Künftiges Eindämmen der Hochfluten
Wenn die Novemberflut von 1890 auch die bis dahin höchste Flutwelle geliefert hatte, so ist es doch nicht ausgeschlossen, dass noch höhere Flutwellen bei besonderen Gelegenheiten eintreten und den an den Flüssen liegenden Ortschaften verhängnisvoll werden können. Wenn im Dezember 1925 die Schneeschmelze mit der drei Tage späteren Wasserhochflut zusammengetroffen wäre, würde so eine Flutwelle entstanden sein, welche die beschriebene höchste Flut fast verdoppelt und unsägliches Unglück gebracht hätte. Die Verwaltungen der großen Wupperstädte haben die Gefahr eingesehen. Sie sind bestrebt, durch Talsperrenanlagen und Schutzbecken die gefährlichsten Spitzen der Hochflutwellen unwirksam zu machen.


Wie man auf diesem frühen Foto aus Dahlhausen sieht, bestimmte das Wupperwasser seinerzeit das ganze Leben. Brücken verbanden die beiden Uferseiten für Individualverkehr und Lieferung, die Fabriken nutzten das Wasser als Antrieb und sonstige Energiequelle. Das ungebändigte und manchmal auch ausbleibende Fließen der Wupper machte die Fabriken abhängig und den Verkehr oftmals gefährlich. Deshalb wurden nach und nach Wupperwehre, Ausgleichsweiher und Talsperren angelegt. Auf Abb. 13 sehen wir eine graphische Darstellung von Albert Schmidt aus der 2. Auflage seines Buches über „Die Wupper“. Unter der Generalüberschrift „Talsperren im Wuppergebiet“ zeigt sie den Ausgleichsweiher Leyersmühle – Bauzeichnung des Überfallwehres.

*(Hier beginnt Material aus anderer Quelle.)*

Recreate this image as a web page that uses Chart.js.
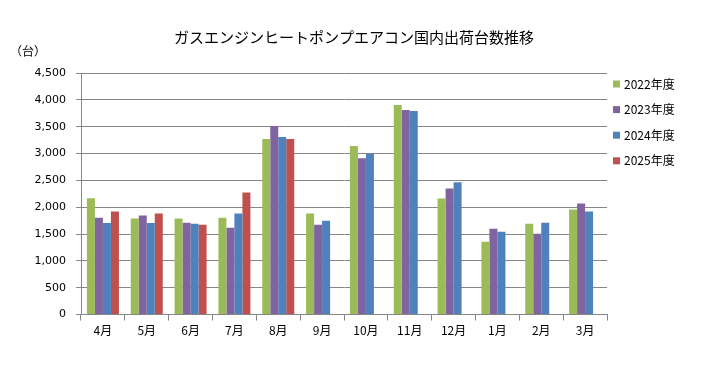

Albert Schmidt fertigte diese Darstellung für die Wuppertalsperrengenossenschaft im März 1912 an.

Albert Schmidts Bericht endet mit den Worten:
„Wenn ich am späten Lebensabend die aus den Falten des Gehirns auftauchenden, mich fast überflutenden Erinnerungen an die Erlebnisse bei den seit vielen Jahren ausgeführten Wasserbauten überblicke, so muss ich mir sagen, es ist unmöglich, einen erheblichen Teil derselben mitzuteilen.“

Albert Schmidt, der „Bezwinger der Wupper“, der übrigens wie seine zwei jüngeren Brüder durch und durch naturwissenschaftlich eingestellt war, versah seine Beiträge wie in unserem heutigen Text gern auch mit Zitaten deutscher Dichter. Angesichts der gegenwärtigen katastrophalen Wetterkapriolen im beginnenden Sommer des Jahres 2016, auch und gerade im Bergischen Land, wäre hier ein früher oft bemühtes Zitat aus Karl Gutzkows Roman Uriel Acosta einschlägig, zumal es der Lenneper Talsperrenbauer nachweislich kannte:
Es lautet:  Ben Akiba – Alles schon mal dagewesen!